_What needs to be done_
In your copy, leave out the pictures; write out all the data exactly.

_Available data_
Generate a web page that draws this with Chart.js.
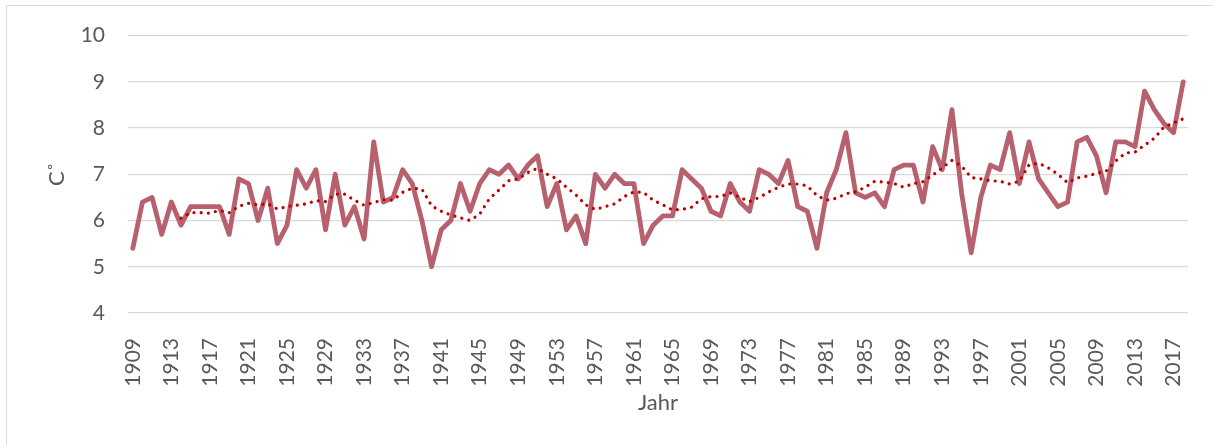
<!DOCTYPE html>
<html>
<head>
<meta charset="utf-8">
<script src="https://cdn.jsdelivr.net/npm/chart.js@4"></script>
<style>
  html, body { margin:0; padding:0; background:#fff; }
  #wrap { position:relative; width:1213px; height:445px; }
  #frame { position:absolute; left:6px; top:5px; right:0; bottom:0; border-left:1px solid #d9d9d9; border-top:1px solid #d9d9d9; pointer-events:none; }
  canvas { position:absolute; left:0; top:0; }
</style>
</head>
<body>
<div id="wrap">
  <canvas id="tempChart" width="1213" height="445"></canvas>
  <div id="frame"></div>
</div>
<script>
// Jahresmittel Temperatur
const jahre = [
  1909,1910,1911,1912,1913,1914,1915,1916,1917,1918,
  1919,1920,1921,1922,1923,1924,1925,1926,1927,1928,
  1929,1930,1931,1932,1933,1934,1935,1936,1937,1938,
  1939,1940,1941,1942,1943,1944,1945,1946,1947,1948,
  1949,1950,1951,1952,1953,1954,1955,1956,1957,1958,
  1959,1960,1961,1962,1963,1964,1965,1966,1967,1968,
  1969,1970,1971,1972,1973,1974,1975,1976,1977,1978,
  1979,1980,1981,1982,1983,1984,1985,1986,1987,1988,
  1989,1990,1991,1992,1993,1994,1995,1996,1997,1998,
  1999,2000,2001,2002,2003,2004,2005,2006,2007,2008,
  2009,2010,2011,2012,2013,2014,2015,2016,2017,2018
];

const temperatur = [
  5.4,6.4,6.5,5.7,6.4,5.9,6.3,6.3,6.3,6.3,
  5.7,6.9,6.8,6.0,6.7,5.5,5.9,7.1,6.7,7.1,
  5.8,7.0,5.9,6.3,5.6,7.7,6.4,6.5,7.1,6.8,
  6.0,5.0,5.8,6.0,6.8,6.2,6.8,7.1,7.0,7.2,
  6.9,7.2,7.4,6.3,6.8,5.8,6.1,5.5,7.0,6.7,
  7.0,6.8,6.8,5.5,5.9,6.1,6.1,7.1,6.9,6.7,
  6.2,6.1,6.8,6.4,6.2,7.1,7.0,6.8,7.3,6.3,
  6.2,5.4,6.6,7.1,7.9,6.6,6.5,6.6,6.3,7.1,
  7.2,7.2,6.4,7.6,7.1,8.4,6.6,5.3,6.5,7.2,
  7.1,7.9,6.8,7.7,6.9,6.6,6.3,6.4,7.7,7.8,
  7.4,6.6,7.7,7.7,7.6,8.8,8.4,8.1,7.9,9.0
];

const trend = [
  null,null,null,null,null,6.05,6.17,6.17,6.16,6.22,
  6.17,6.31,6.37,6.34,6.36,6.25,6.30,6.33,6.36,6.43,
  6.41,6.57,6.57,6.44,6.33,6.39,6.45,6.44,6.61,6.70,
  6.68,6.32,6.20,6.12,6.06,6.00,6.14,6.47,6.66,6.86,
  6.90,7.04,7.13,7.00,6.90,6.72,6.55,6.34,6.24,6.30,
  6.36,6.52,6.62,6.61,6.44,6.34,6.23,6.24,6.29,6.47,
  6.52,6.52,6.60,6.50,6.41,6.50,6.62,6.72,6.79,6.79,
  6.75,6.54,6.44,6.48,6.58,6.62,6.72,6.85,6.83,6.80,
  6.72,6.80,6.84,6.98,7.14,7.30,7.18,6.93,6.90,6.86,
  6.85,6.79,6.85,7.20,7.24,7.14,7.00,6.82,6.92,6.96,
  7.02,7.07,7.29,7.46,7.48,7.63,7.78,8.02,8.11,8.20
];

const yMin = 4, yMax = 10;
const grau = '#595959';
const schrift = 'Lato, "Open Sans", sans-serif';

const ctx = document.getElementById('tempChart').getContext('2d');
new Chart(ctx, {
  type: 'line',
  data: {
    labels: jahre,
    datasets: [
      {
        label: 'Temperatur',
        data: temperatur,
        borderColor: '#B7606E',
        borderWidth: 4.8,
        borderJoinStyle: 'round',
        borderCapStyle: 'round',
        pointRadius: 0,
        tension: 0,
        order: 1
      },
      {
        label: 'Gleitender Durchschnitt',
        data: trend,
        borderColor: '#C00000',
        borderWidth: 3.2,
        borderDash: [0.01, 7.2],
        borderCapStyle: 'round',
        pointRadius: 0,
        tension: 0,
        spanGaps: false,
        order: 0
      }
    ]
  },
  options: {
    responsive: false,
    animation: false,
    layout: { padding: { top: 34, right: 25, left: 0, bottom: 0 } },
    plugins: { legend: { display: false }, tooltip: { enabled: false } },
    scales: {
      x: {
        offset: true,
        grid: { display: false },
        border: { display: false },
        ticks: {
          autoSkip: false,
          minRotation: 90,
          maxRotation: 90,
          padding: 17,
          color: grau,
          font: { family: schrift, size: 21 },
          callback: function(v, i){ return i % 4 === 0 ? this.getLabelForValue(v) : ''; }
        },
        title: {
          display: true,
          text: 'Jahr',
          color: grau,
          font: { family: schrift, size: 22 },
          padding: { top: 0, bottom: 29 }
        },
        afterFit: (s) => { s.height = 132; s.paddingLeft = 0; s.paddingRight = 0; }
      },
      y: {
        min: yMin,
        max: yMax,
        grid: { color: '#d9d9d9', lineWidth: 1.3, drawTicks: false },
        border: { display: false },
        ticks: {
          stepSize: 1,
          padding: 23,
          color: grau,
          font: { family: schrift, size: 21 }
        },
        title: {
          display: true,
          text: 'C˚',
          color: grau,
          font: { family: schrift, size: 22 },
          padding: { top: 44, bottom: 0 }
        },
        afterFit: (s) => { s.width = 128; }
      }
    }
  }
});
</script>
</body>
</html>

_Correct output_
Generate a web page that draws this with Chart.js.
<!DOCTYPE html>
<html>
<head>
<meta charset="utf-8">
<script src="https://cdn.jsdelivr.net/npm/chart.js@4"></script>
<style>
  html, body { margin:0; padding:0; background:#fff; }
  #wrap { position:relative; width:1213px; height:445px; }
  #frame { position:absolute; left:6px; top:5px; right:0; bottom:0; border-left:1px solid #d9d9d9; border-top:1px solid #d9d9d9; pointer-events:none; }
  canvas { position:absolute; left:0; top:0; }
</style>
</head>
<body>
<div id="wrap">
  <canvas id="tempChart" width="1213" height="445"></canvas>
  <div id="frame"></div>
</div>
<script>
// Jahresmittel Temperatur
const jahre = [
  1909,1910,1911,1912,1913,1914,1915,1916,1917,1918,
  1919,1920,1921,1922,1923,1924,1925,1926,1927,1928,
  1929,1930,1931,1932,1933,1934,1935,1936,1937,1938,
  1939,1940,1941,1942,1943,1944,1945,1946,1947,1948,
  1949,1950,1951,1952,1953,1954,1955,1956,1957,1958,
  1959,1960,1961,1962,1963,1964,1965,1966,1967,1968,
  1969,1970,1971,1972,1973,1974,1975,1976,1977,1978,
  1979,1980,1981,1982,1983,1984,1985,1986,1987,1988,
  1989,1990,1991,1992,1993,1994,1995,1996,1997,1998,
  1999,2000,2001,2002,2003,2004,2005,2006,2007,2008,
  2009,2010,2011,2012,2013,2014,2015,2016,2017,2018
];

const temperatur = [
  5.4,6.4,6.5,5.7,6.4,5.9,6.3,6.3,6.3,6.3,
  5.7,6.9,6.8,6.0,6.7,5.5,5.9,7.1,6.7,7.1,
  5.8,7.0,5.9,6.3,5.6,7.7,6.4,6.5,7.1,6.8,
  6.0,5.0,5.8,6.0,6.8,6.2,6.8,7.1,7.0,7.2,
  6.9,7.2,7.4,6.3,6.8,5.8,6.1,5.5,7.0,6.7,
  7.0,6.8,6.8,5.5,5.9,6.1,6.1,7.1,6.9,6.7,
  6.2,6.1,6.8,6.4,6.2,7.1,7.0,6.8,7.3,6.3,
  6.2,5.4,6.6,7.1,7.9,6.6,6.5,6.6,6.3,7.1,
  7.2,7.2,6.4,7.6,7.1,8.4,6.6,5.3,6.5,7.2,
  7.1,7.9,6.8,7.7,6.9,6.6,6.3,6.4,7.7,7.8,
  7.4,6.6,7.7,7.7,7.6,8.8,8.4,8.1,7.9,9.0
];

const trend = [
  null,null,null,null,null,6.05,6.17,6.17,6.16,6.22,
  6.17,6.31,6.37,6.34,6.36,6.25,6.30,6.33,6.36,6.43,
  6.41,6.57,6.57,6.44,6.33,6.39,6.45,6.44,6.61,6.70,
  6.68,6.32,6.20,6.12,6.06,6.00,6.14,6.47,6.66,6.86,
  6.90,7.04,7.13,7.00,6.90,6.72,6.55,6.34,6.24,6.30,
  6.36,6.52,6.62,6.61,6.44,6.34,6.23,6.24,6.29,6.47,
  6.52,6.52,6.60,6.50,6.41,6.50,6.62,6.72,6.79,6.79,
  6.75,6.54,6.44,6.48,6.58,6.62,6.72,6.85,6.83,6.80,
  6.72,6.80,6.84,6.98,7.14,7.30,7.18,6.93,6.90,6.86,
  6.85,6.79,6.85,7.20,7.24,7.14,7.00,6.82,6.92,6.96,
  7.02,7.07,7.29,7.46,7.48,7.63,7.78,8.02,8.11,8.20
];

const yMin = 4, yMax = 10;
const grau = '#595959';
const schrift = 'Lato, "Open Sans", sans-serif';

const ctx = document.getElementById('tempChart').getContext('2d');
new Chart(ctx, {
  type: 'line',
  data: {
    labels: jahre,
    datasets: [
      {
        label: 'Temperatur',
        data: temperatur,
        borderColor: '#B7606E',
        borderWidth: 4.8,
        borderJoinStyle: 'round',
        borderCapStyle: 'round',
        pointRadius: 0,
        tension: 0,
        order: 1
      },
      {
        label: 'Gleitender Durchschnitt',
        data: trend,
        borderColor: '#C00000',
        borderWidth: 3.2,
        borderDash: [0.01, 7.2],
        borderCapStyle: 'round',
        pointRadius: 0,
        tension: 0,
        spanGaps: false,
        order: 0
      }
    ]
  },
  options: {
    responsive: false,
    animation: false,
    layout: { padding: { top: 34, right: 25, left: 0, bottom: 0 } },
    plugins: { legend: { display: false }, tooltip: { enabled: false } },
    scales: {
      x: {
        offset: true,
        grid: { display: false },
        border: { display: false },
        ticks: {
          autoSkip: false,
          minRotation: 90,
          maxRotation: 90,
          padding: 17,
          color: grau,
          font: { family: schrift, size: 21 },
          callback: function(v, i){ return i % 4 === 0 ? this.getLabelForValue(v) : ''; }
        },
        title: {
          display: true,
          text: 'Jahr',
          color: grau,
          font: { family: schrift, size: 22 },
          padding: { top: 0, bottom: 29 }
        },
        afterFit: (s) => { s.height = 132; s.paddingLeft = 0; s.paddingRight = 0; }
      },
      y: {
        min: yMin,
        max: yMax,
        grid: { color: '#d9d9d9', lineWidth: 1.3, drawTicks: false },
        border: { display: false },
        ticks: {
          stepSize: 1,
          padding: 23,
          color: grau,
          font: { family: schrift, size: 21 }
        },
        title: {
          display: true,
          text: 'C˚',
          color: grau,
          font: { family: schrift, size: 22 },
          padding: { top: 44, bottom: 0 }
        },
        afterFit: (s) => { s.width = 128; }
      }
    }
  }
});
</script>
</body>
</html>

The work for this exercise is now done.